Why It Works
- Cryo-blanching before sautéing softens the green beans in much the same way that par-cooking would, leaving them with a fresh, green flavor and a slight crunch.
- While optional here, the crispy fried garlic keeps for months and makes a crunchy accent for all sorts of vegetable dishes.
As the folks at Ideas in Food have explained, freezing vegetables actually causes many of the same reactions as blanching does, namely, helping cells to break down and internal gases to escape. As the vegetables freeze, ice crystals forming within their cells will puncture cell walls, weakening their structure. After thawing, what you end up with is a vegetable that is partially softened but still has bright, fresh flavor with a bit of crunch remaining.
If you eat cryo-blanched vegetables (like, say, green beans) just as they are, you won't be all that happy—their texture tends to be a little...flaccid. But if you sauté them after thawing to soften them just the slightest bit more, you'll end up with vegetables with perfect color, perfect texture, and the brightest, freshest flavor you've ever had from a sautéed vegetable.

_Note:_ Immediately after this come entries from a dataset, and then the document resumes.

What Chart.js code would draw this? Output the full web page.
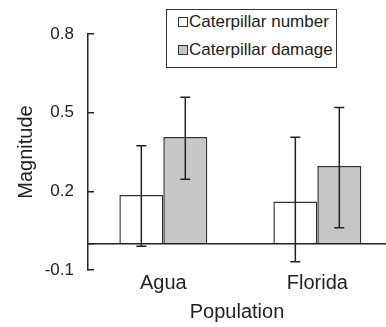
<!DOCTYPE html>
<html>
<head>
<meta charset="utf-8">
<script src="https://cdn.jsdelivr.net/npm/chart.js@4/dist/chart.umd.min.js"></script>
<style>
    html, body { margin: 0; padding: 0; background: #fff; }
    #wrap { position: relative; width: 386px; height: 327px; }
    #legend {
        position: absolute; left: 166px; top: 9px; width: 171px; height: 59px;
        box-sizing: border-box; border: 1.5px solid #333; background: #fff;
        font-family: "Liberation Sans", Arial, sans-serif; font-size: 17px; color: #222;
    }
    #legend .row { position: absolute; left: 10.5px; height: 20px; line-height: 20px; display: flex; align-items: center; white-space: nowrap; }
    #legend .box { width: 8px; height: 8px; border: 1px solid #333; margin-right: 1.5px; }
</style>
</head>
<body>
<div id="wrap">
    <canvas id="magnitudeChart" width="386" height="327"></canvas>
    <div id="legend"></div>
</div>
<script>
const categories = ['Agua', 'Florida'];
const yTicks = [-0.1, 0, 0.2, 0.5, 0.8];

const numberValues = [0.186, 0.161];
const numberLow = [-0.009, -0.069];
const numberHigh = [0.374, 0.406];

const damageValues = [0.407, 0.297];
const damageLow = [0.246, 0.061];
const damageHigh = [0.559, 0.520];

const FONT = '"Liberation Sans", Arial, sans-serif';
const INK = '#222';

// error bars drawn with the chart scales
const errorBars = {
    id: 'errorBars',
    afterDatasetsDraw(chart) {
        const ctx = chart.ctx;
        const yScale = chart.scales.y;
        ctx.save();
        ctx.strokeStyle = INK;
        ctx.lineWidth = 1.5;
        chart.data.datasets.forEach((ds, i) => {
            const meta = chart.getDatasetMeta(i);
            meta.data.forEach((bar, j) => {
                const yLo = yScale.getPixelForValue(ds.errLow[j]);
                const yHi = yScale.getPixelForValue(ds.errHigh[j]);
                ctx.beginPath();
                ctx.moveTo(bar.x, yLo);
                ctx.lineTo(bar.x, yHi);
                ctx.moveTo(bar.x - 5, yLo);
                ctx.lineTo(bar.x + 5, yLo);
                ctx.moveTo(bar.x - 5, yHi);
                ctx.lineTo(bar.x + 5, yHi);
                ctx.stroke();
            });
        });
        ctx.restore();
    }
};

const chartItem = document.getElementById('magnitudeChart');
const magnitudeChart = new Chart(chartItem, {
    type: 'bar',
    data: {
        datasets: [{
            label: 'Caterpillar number',
            data: numberValues.map((v, i) => ({ x: i, y: v })),
            errLow: numberLow,
            errHigh: numberHigh,
            backgroundColor: '#ffffff',
            borderColor: '#333',
            borderWidth: 1.5
        },
        {
            label: 'Caterpillar damage',
            data: damageValues.map((v, i) => ({ x: i, y: v })),
            errLow: damageLow,
            errHigh: damageHigh,
            backgroundColor: '#c6c6c6',
            borderColor: '#333',
            borderWidth: 1.5
        }]
    },
    options: {
        responsive: false,
        animation: false,
        layout: {
            padding: { top: 34, right: 0, bottom: 0, left: 0 }
        },
        datasets: {
            bar: {
                categoryPercentage: 0.571,
                barPercentage: 1
            }
        },
        plugins: {
            legend: { display: false },
            tooltip: { enabled: false }
        },
        scales: {
            x: {
                type: 'linear',
                min: -0.489,
                max: 1.446,
                offset: false,
                border: { display: false },
                grid: { display: false, drawTicks: false, offset: false },
                afterBuildTicks: (scale) => {
                    scale.ticks = categories.map((c, i) => ({ value: i }));
                },
                afterFit: (scale) => {
                    scale.height = 57;
                },
                ticks: {
                    padding: 1,
                    color: INK,
                    font: { family: FONT, size: 20 },
                    callback: (value) => categories[value]
                },
                title: {
                    display: true,
                    text: 'Population',
                    color: INK,
                    font: { family: FONT, size: 20 },
                    padding: { top: 0, bottom: 3 }
                }
            },
            y: {
                min: -0.1,
                max: 0.8,
                border: { display: true, color: INK, width: 1.5 },
                grid: {
                    drawOnChartArea: true,
                    tickLength: -6,
                    tickColor: INK,
                    tickWidth: 1.5,
                    lineWidth: 1.5,
                    color: (ctx) => (ctx.tick && ctx.tick.value === 0 ? INK : 'rgba(0,0,0,0)')
                },
                afterBuildTicks: (scale) => {
                    scale.ticks = yTicks.map((v) => ({ value: v }));
                },
                afterFit: (scale) => {
                    scale.width = 88;
                },
                ticks: {
                    padding: 20,
                    color: INK,
                    font: { family: FONT, size: 17 },
                    callback: (value) => (value === 0 ? '' : value.toFixed(1))
                },
                title: {
                    display: true,
                    text: 'Magnitude',
                    color: INK,
                    font: { family: FONT, size: 20 },
                    padding: { top: 14, bottom: 0 }
                }
            }
        }
    },
    plugins: [errorBars]
});

// legend box built from the datasets
const legendEl = document.getElementById('legend');
magnitudeChart.data.datasets.forEach((ds, i) => {
    const row = document.createElement('div');
    row.className = 'row';
    row.style.top = (1.5 + i * 28) + 'px';
    const box = document.createElement('span');
    box.className = 'box';
    box.style.background = ds.backgroundColor;
    const text = document.createElement('span');
    text.textContent = ds.label;
    row.appendChild(box);
    row.appendChild(text);
    legendEl.appendChild(row);
});
</script>
</body>
</html>
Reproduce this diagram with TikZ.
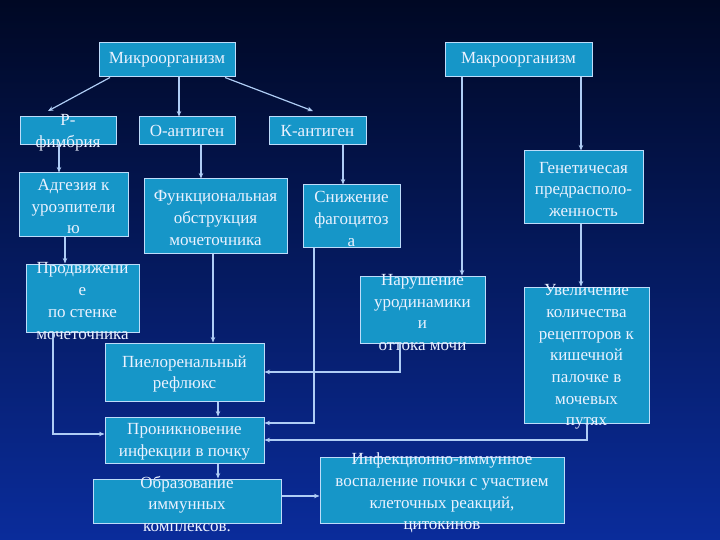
\documentclass[tikz,border=0pt]{standalone}
\usepackage{fontspec}
\setmainfont{Liberation Serif}
\usetikzlibrary{arrows.meta}
\definecolor{bgtop}{RGB}{0,8,36}
\definecolor{bgmid}{RGB}{6,34,125}
\definecolor{bgbot}{RGB}{10,44,155}
\definecolor{boxfill}{RGB}{22,150,200}
\definecolor{boxline}{RGB}{190,220,250}
\definecolor{linkcol}{RGB}{175,205,245}
\definecolor{txtcol}{RGB}{235,242,255}
\tikzset{
  box/.style={draw=boxline, fill=boxfill, line width=1pt, inner sep=0pt},
  txt/.style={text=txtcol, align=center, inner sep=0pt, font=\fontsize{17}{21.7}\selectfont},
  link/.style={draw=linkcol, line width=1.2pt, -{Stealth[length=5.5pt,width=4.5pt]}}
}
\newcommand{\mybox}[7]{% name, x1, y1, x2, y2, text, dy
  \node[box, minimum width=#4-#2, minimum height=#5-#3] (#1) at ({(#2+#4)/2},{(#3+#5)/2}) {};
  \node[txt] (#1t) at ({(#2+#4)/2},{(#3+#5)/2+#7}) {#6};
}
\begin{document}
\begin{tikzpicture}[x=1pt,y=-1pt]
\shade[top color=bgtop, middle color=bgmid, bottom color=bgbot] (0,0) rectangle (720,540);
\useasboundingbox (0,0) rectangle (720,540);

\mybox{mikro}{99}{43}{235}{77}{Микроорганизм}{0}
\mybox{makro}{445}{43}{592}{77}{Макроорганизм}{0}
\mybox{pfim}{20}{117}{116}{145}{Р-\\фимбрия}{2}
\mybox{oant}{139}{117}{235}{145}{О-антиген}{0}
\mybox{kant}{269}{117}{366}{145}{К-антиген}{0}
\mybox{adg}{19}{173}{128}{236}{Адгезия к\\уроэпители\\ю}{2}
\mybox{func}{144}{179}{287}{253}{Функциональная\\обструкция\\мочеточника}{2}
\mybox{sniz}{303}{185}{400}{247}{Снижение\\фагоцитоз\\а}{3}
\mybox{prod}{26}{264}{139}{332}{Продвижени\\е\\по стенке\\мочеточника}{3}
\mybox{gen}{524}{151}{643}{224}{Генетичесая\\предрасполо-\\женность}{2}
\mybox{nar}{360}{276}{485}{343}{Нарушение\\уродинамики\\и\\оттока мочи}{3}
\mybox{uvel}{524}{287}{649}{423}{Увеличение\\количества\\рецепторов к\\кишечной\\палочке в\\мочевых\\путях}{2}
\mybox{piel}{105}{343}{264}{401}{Пиелоренальный\\рефлюкс}{2}
\mybox{pron}{105}{417}{264}{463}{Проникновение\\инфекции в почку}{2}
\mybox{obr}{93}{479}{281}{523}{Образование\\иммунных\\комплексов.}{3}
\mybox{inf}{320}{457}{564}{523}{Инфекционно-иммунное\\воспаление почки с участием\\клеточных реакций,\\цитокинов}{3}

% connectors
\coordinate (pend) at (48,111);
\coordinate (kend) at (313,111);
\draw[link] (mikro.south -| 110,0) -- (pend);
\draw[link] (mikro.south -| 179,0) -- (oant.north -| 179,0);
\draw[link] (mikro.south -| 225,0) -- (kend);
\draw[link] (makro.south -| 462,0) -- (nar.north -| 462,0);
\draw[link] (makro.south -| 581,0) -- (gen.north -| 581,0);
\draw[link] (pfim.south -| 59,0) -- (adg.north -| 59,0);
\draw[link] (oant.south -| 201,0) -- (func.north -| 201,0);
\draw[link] (kant.south -| 343,0) -- (sniz.north -| 343,0);
\draw[link] (adg.south -| 65,0) -- (prod.north -| 65,0);
\draw[link] (func.south -| 213,0) -- (piel.north -| 213,0);
\draw[link] (sniz.south -| 314,0) -- (314,423) -- (pron.east |- 0,423);
\draw[link] (nar.south -| 400,0) -- (400,372) -- (piel.east |- 0,372);
\draw[link] (prod.south -| 53,0) -- (53,434) -- (pron.west |- 0,434);
\draw[link] (uvel.south -| 587,0) -- (587,440) -- (pron.east |- 0,440);
\draw[link] (gen.south -| 581,0) -- (uvel.north -| 581,0);
\draw[link] (piel.south -| 218,0) -- (pron.north -| 218,0);
\draw[link] (pron.south -| 218,0) -- (obr.north -| 218,0);
\draw[link] (obr.east |- 0,496) -- (inf.west |- 0,496);
\end{tikzpicture}
\end{document}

This recipe is excerpted from The Food Lab: Better Home Cooking Through Science.
- 1 pound (450g) trimmed green beans (see note)
- For the Fried Garlic (optional):
- 1 pound (450g) peeled whole garlic cloves
- 2 cups (480ml) canola oil
- Kosher salt
- To Finish the Green Beans:
- 1 tablespoon (15ml) extra-virgin olive oil, plus more for drizzling if desired
- 2 cloves garlic, thinly sliced
- Kosher salt and freshly ground black pepper
To Cryo-Blanch the Green Beans: Lay green beans out in a single layer on a rimmed baking sheet and place them in the freezer, uncovered. Once they are completely frozen, after about 3 hours, transfer them to a zipper-lock freezer bag, squeeze out any excess air, seal, and return to the freezer; they should be good for at least a few months and can be cooked directly from frozen. To proceed with this recipe, thaw green beans for about 30 minutes, then dry thoroughly with paper towels.
For the Fried Garlic (if using): While green beans are thawing, line a rimmed baking sheet with 6 layers of paper towels. Place garlic in the bowl of a food processor and pulse 8 to 10 times, scraping down sides and redistributing garlic as necessary, until it is chopped into pieces no larger than 1/8 inch across.
Combine chopped garlic and oil in a wok or medium nonstick saucepan. Place over high heat and cook, stirring frequently, until garlic is completely soft, about 20 minutes. Continue to cook, stirring constantly, until garlic is light golden brown, about 8 minutes. Do not let garlic get beyond golden brown, or it will become very bitter. About 15 to 20 seconds before you think the garlic is done, transfer it immediately to a fine-mesh strainer set over a heatproof bowl or saucepan; set garlic oil aside to cool and reserve for another use.
Transfer fried garlic to the paper towels. Lift up one end of top layer of towels and roll garlic off onto the second one. Blot with first towel to absorb excess oil, then repeat, transferring garlic from one layer of paper towels to the next, until only one layer remains. Season well with salt and allow to cool completely, about 45 minutes. Once it has cooled, transfer garlic to an airtight container and store at room temperature for up to 3 months. (You will not need the full yield of fried garlic for this recipe.)
To Finish the Green Beans: Heat olive oil in a 12-inch skillet over medium-high heat until shimmering. Add beans and cook, without stirring, until lightly blistered on first side, about 1 minute. Add sliced garlic and cook, stirring and tossing, until garlic is light golden brown. Season to taste with salt and pepper. Drizzle with additional olive oil, if desired, and sprinkle with 2 tablespoons fried garlic, if using. Serve.
Instead of cryo-blanching the fresh green beans, you can blanch them in 4 quarts of salted water for 3 minutes, then drain.